DATA PROVIDED →
□ □ □ □ □ □ □
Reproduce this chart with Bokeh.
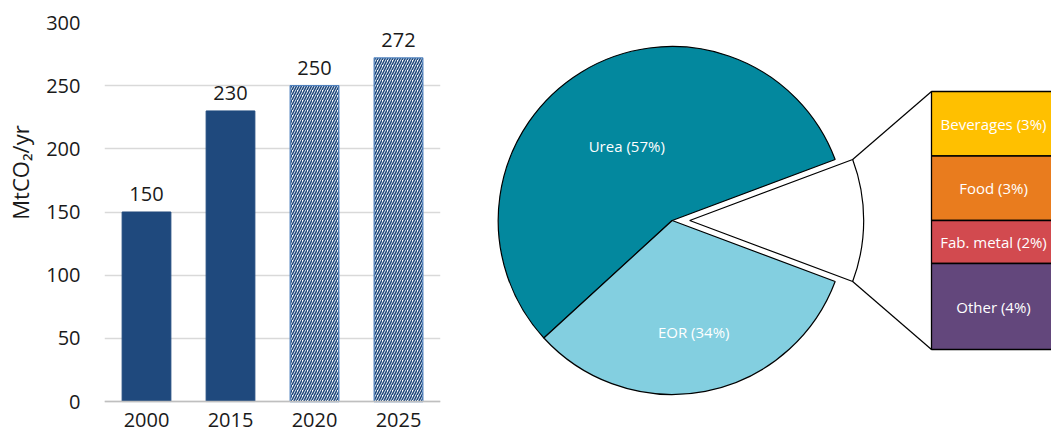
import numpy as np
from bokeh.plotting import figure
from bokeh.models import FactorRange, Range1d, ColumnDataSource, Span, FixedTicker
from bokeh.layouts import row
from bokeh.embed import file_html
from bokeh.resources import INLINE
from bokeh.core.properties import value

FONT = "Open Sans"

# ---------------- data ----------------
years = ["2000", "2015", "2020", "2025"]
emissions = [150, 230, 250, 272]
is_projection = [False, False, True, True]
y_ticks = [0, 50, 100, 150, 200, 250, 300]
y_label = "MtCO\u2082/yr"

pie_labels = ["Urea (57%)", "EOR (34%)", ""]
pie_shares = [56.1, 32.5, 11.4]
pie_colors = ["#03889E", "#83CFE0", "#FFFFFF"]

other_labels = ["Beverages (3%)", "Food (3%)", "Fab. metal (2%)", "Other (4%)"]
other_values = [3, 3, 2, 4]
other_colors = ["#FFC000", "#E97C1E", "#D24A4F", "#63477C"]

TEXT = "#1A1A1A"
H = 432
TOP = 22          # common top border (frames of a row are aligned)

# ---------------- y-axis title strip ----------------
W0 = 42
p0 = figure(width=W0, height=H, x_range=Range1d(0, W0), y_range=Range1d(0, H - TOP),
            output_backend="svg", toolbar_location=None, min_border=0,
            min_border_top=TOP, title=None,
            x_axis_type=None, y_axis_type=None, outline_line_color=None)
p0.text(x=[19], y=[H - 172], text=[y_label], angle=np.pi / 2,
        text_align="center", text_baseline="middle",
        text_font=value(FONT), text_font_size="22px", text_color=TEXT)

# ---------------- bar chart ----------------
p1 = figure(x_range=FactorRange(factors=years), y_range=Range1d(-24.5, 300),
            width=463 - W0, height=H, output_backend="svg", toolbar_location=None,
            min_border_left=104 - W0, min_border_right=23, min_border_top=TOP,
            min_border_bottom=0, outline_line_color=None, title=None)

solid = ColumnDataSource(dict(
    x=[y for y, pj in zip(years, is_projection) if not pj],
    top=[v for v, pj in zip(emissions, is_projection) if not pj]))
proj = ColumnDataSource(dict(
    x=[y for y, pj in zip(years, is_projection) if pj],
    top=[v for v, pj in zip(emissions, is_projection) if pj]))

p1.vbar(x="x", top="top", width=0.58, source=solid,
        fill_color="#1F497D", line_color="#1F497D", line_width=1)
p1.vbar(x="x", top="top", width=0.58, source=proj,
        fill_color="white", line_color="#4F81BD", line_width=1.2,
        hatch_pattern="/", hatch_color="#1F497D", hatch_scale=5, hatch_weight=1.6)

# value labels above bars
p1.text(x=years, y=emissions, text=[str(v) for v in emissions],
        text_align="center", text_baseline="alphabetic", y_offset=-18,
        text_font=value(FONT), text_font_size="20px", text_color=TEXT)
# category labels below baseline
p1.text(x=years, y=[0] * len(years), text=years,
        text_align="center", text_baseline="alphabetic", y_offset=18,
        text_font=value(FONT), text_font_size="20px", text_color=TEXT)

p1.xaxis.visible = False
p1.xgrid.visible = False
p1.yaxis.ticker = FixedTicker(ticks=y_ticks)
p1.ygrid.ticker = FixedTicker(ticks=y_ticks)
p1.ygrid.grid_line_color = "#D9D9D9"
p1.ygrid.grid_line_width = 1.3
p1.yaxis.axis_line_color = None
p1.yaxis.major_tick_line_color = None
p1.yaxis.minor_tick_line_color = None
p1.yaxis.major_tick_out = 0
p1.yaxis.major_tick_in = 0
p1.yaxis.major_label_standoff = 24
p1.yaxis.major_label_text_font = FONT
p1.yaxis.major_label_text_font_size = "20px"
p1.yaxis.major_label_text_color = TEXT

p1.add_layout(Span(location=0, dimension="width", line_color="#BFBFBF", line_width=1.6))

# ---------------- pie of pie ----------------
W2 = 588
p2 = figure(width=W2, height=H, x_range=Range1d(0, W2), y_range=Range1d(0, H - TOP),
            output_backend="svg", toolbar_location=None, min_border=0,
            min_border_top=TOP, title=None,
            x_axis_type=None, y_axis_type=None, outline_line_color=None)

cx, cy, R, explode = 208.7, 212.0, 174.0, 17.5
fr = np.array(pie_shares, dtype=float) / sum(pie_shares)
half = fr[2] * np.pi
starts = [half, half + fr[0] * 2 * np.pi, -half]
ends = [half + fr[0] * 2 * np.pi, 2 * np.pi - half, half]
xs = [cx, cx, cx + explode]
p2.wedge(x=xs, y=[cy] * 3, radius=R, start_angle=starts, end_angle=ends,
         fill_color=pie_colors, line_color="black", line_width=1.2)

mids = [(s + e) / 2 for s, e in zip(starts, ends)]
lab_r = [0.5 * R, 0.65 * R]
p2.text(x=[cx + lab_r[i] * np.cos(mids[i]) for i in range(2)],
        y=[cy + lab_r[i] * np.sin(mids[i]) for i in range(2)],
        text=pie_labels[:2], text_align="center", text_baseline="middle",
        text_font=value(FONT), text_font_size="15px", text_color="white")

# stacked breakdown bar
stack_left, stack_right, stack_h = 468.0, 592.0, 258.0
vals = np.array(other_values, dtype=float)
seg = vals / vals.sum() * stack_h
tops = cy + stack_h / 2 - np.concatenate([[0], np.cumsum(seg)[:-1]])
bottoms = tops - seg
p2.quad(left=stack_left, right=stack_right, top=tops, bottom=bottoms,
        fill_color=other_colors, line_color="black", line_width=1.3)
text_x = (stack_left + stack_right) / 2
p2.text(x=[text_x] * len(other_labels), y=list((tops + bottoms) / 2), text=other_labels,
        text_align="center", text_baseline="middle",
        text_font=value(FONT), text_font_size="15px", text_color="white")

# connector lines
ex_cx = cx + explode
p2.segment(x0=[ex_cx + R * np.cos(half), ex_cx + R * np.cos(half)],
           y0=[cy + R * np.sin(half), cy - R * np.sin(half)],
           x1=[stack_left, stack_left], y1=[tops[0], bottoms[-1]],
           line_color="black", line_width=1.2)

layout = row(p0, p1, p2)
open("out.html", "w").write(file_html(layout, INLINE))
□ □ □ □ □ □ □
TASK TO CARRY OUT →
Omit each picture, then return all of the listing exactly as it stands.

REPLY →
Reproduce this chart with Bokeh.
import numpy as np
from bokeh.plotting import figure
from bokeh.models import FactorRange, Range1d, ColumnDataSource, Span, FixedTicker
from bokeh.layouts import row
from bokeh.embed import file_html
from bokeh.resources import INLINE
from bokeh.core.properties import value

FONT = "Open Sans"

# ---------------- data ----------------
years = ["2000", "2015", "2020", "2025"]
emissions = [150, 230, 250, 272]
is_projection = [False, False, True, True]
y_ticks = [0, 50, 100, 150, 200, 250, 300]
y_label = "MtCO\u2082/yr"

pie_labels = ["Urea (57%)", "EOR (34%)", ""]
pie_shares = [56.1, 32.5, 11.4]
pie_colors = ["#03889E", "#83CFE0", "#FFFFFF"]

other_labels = ["Beverages (3%)", "Food (3%)", "Fab. metal (2%)", "Other (4%)"]
other_values = [3, 3, 2, 4]
other_colors = ["#FFC000", "#E97C1E", "#D24A4F", "#63477C"]

TEXT = "#1A1A1A"
H = 432
TOP = 22          # common top border (frames of a row are aligned)

# ---------------- y-axis title strip ----------------
W0 = 42
p0 = figure(width=W0, height=H, x_range=Range1d(0, W0), y_range=Range1d(0, H - TOP),
            output_backend="svg", toolbar_location=None, min_border=0,
            min_border_top=TOP, title=None,
            x_axis_type=None, y_axis_type=None, outline_line_color=None)
p0.text(x=[19], y=[H - 172], text=[y_label], angle=np.pi / 2,
        text_align="center", text_baseline="middle",
        text_font=value(FONT), text_font_size="22px", text_color=TEXT)

# ---------------- bar chart ----------------
p1 = figure(x_range=FactorRange(factors=years), y_range=Range1d(-24.5, 300),
            width=463 - W0, height=H, output_backend="svg", toolbar_location=None,
            min_border_left=104 - W0, min_border_right=23, min_border_top=TOP,
            min_border_bottom=0, outline_line_color=None, title=None)

solid = ColumnDataSource(dict(
    x=[y for y, pj in zip(years, is_projection) if not pj],
    top=[v for v, pj in zip(emissions, is_projection) if not pj]))
proj = ColumnDataSource(dict(
    x=[y for y, pj in zip(years, is_projection) if pj],
    top=[v for v, pj in zip(emissions, is_projection) if pj]))

p1.vbar(x="x", top="top", width=0.58, source=solid,
        fill_color="#1F497D", line_color="#1F497D", line_width=1)
p1.vbar(x="x", top="top", width=0.58, source=proj,
        fill_color="white", line_color="#4F81BD", line_width=1.2,
        hatch_pattern="/", hatch_color="#1F497D", hatch_scale=5, hatch_weight=1.6)

# value labels above bars
p1.text(x=years, y=emissions, text=[str(v) for v in emissions],
        text_align="center", text_baseline="alphabetic", y_offset=-18,
        text_font=value(FONT), text_font_size="20px", text_color=TEXT)
# category labels below baseline
p1.text(x=years, y=[0] * len(years), text=years,
        text_align="center", text_baseline="alphabetic", y_offset=18,
        text_font=value(FONT), text_font_size="20px", text_color=TEXT)

p1.xaxis.visible = False
p1.xgrid.visible = False
p1.yaxis.ticker = FixedTicker(ticks=y_ticks)
p1.ygrid.ticker = FixedTicker(ticks=y_ticks)
p1.ygrid.grid_line_color = "#D9D9D9"
p1.ygrid.grid_line_width = 1.3
p1.yaxis.axis_line_color = None
p1.yaxis.major_tick_line_color = None
p1.yaxis.minor_tick_line_color = None
p1.yaxis.major_tick_out = 0
p1.yaxis.major_tick_in = 0
p1.yaxis.major_label_standoff = 24
p1.yaxis.major_label_text_font = FONT
p1.yaxis.major_label_text_font_size = "20px"
p1.yaxis.major_label_text_color = TEXT

p1.add_layout(Span(location=0, dimension="width", line_color="#BFBFBF", line_width=1.6))

# ---------------- pie of pie ----------------
W2 = 588
p2 = figure(width=W2, height=H, x_range=Range1d(0, W2), y_range=Range1d(0, H - TOP),
            output_backend="svg", toolbar_location=None, min_border=0,
            min_border_top=TOP, title=None,
            x_axis_type=None, y_axis_type=None, outline_line_color=None)

cx, cy, R, explode = 208.7, 212.0, 174.0, 17.5
fr = np.array(pie_shares, dtype=float) / sum(pie_shares)
half = fr[2] * np.pi
starts = [half, half + fr[0] * 2 * np.pi, -half]
ends = [half + fr[0] * 2 * np.pi, 2 * np.pi - half, half]
xs = [cx, cx, cx + explode]
p2.wedge(x=xs, y=[cy] * 3, radius=R, start_angle=starts, end_angle=ends,
         fill_color=pie_colors, line_color="black", line_width=1.2)

mids = [(s + e) / 2 for s, e in zip(starts, ends)]
lab_r = [0.5 * R, 0.65 * R]
p2.text(x=[cx + lab_r[i] * np.cos(mids[i]) for i in range(2)],
        y=[cy + lab_r[i] * np.sin(mids[i]) for i in range(2)],
        text=pie_labels[:2], text_align="center", text_baseline="middle",
        text_font=value(FONT), text_font_size="15px", text_color="white")

# stacked breakdown bar
stack_left, stack_right, stack_h = 468.0, 592.0, 258.0
vals = np.array(other_values, dtype=float)
seg = vals / vals.sum() * stack_h
tops = cy + stack_h / 2 - np.concatenate([[0], np.cumsum(seg)[:-1]])
bottoms = tops - seg
p2.quad(left=stack_left, right=stack_right, top=tops, bottom=bottoms,
        fill_color=other_colors, line_color="black", line_width=1.3)
text_x = (stack_left + stack_right) / 2
p2.text(x=[text_x] * len(other_labels), y=list((tops + bottoms) / 2), text=other_labels,
        text_align="center", text_baseline="middle",
        text_font=value(FONT), text_font_size="15px", text_color="white")

# connector lines
ex_cx = cx + explode
p2.segment(x0=[ex_cx + R * np.cos(half), ex_cx + R * np.cos(half)],
           y0=[cy + R * np.sin(half), cy - R * np.sin(half)],
           x1=[stack_left, stack_left], y1=[tops[0], bottoms[-1]],
           line_color="black", line_width=1.2)

layout = row(p0, p1, p2)
open("out.html", "w").write(file_html(layout, INLINE))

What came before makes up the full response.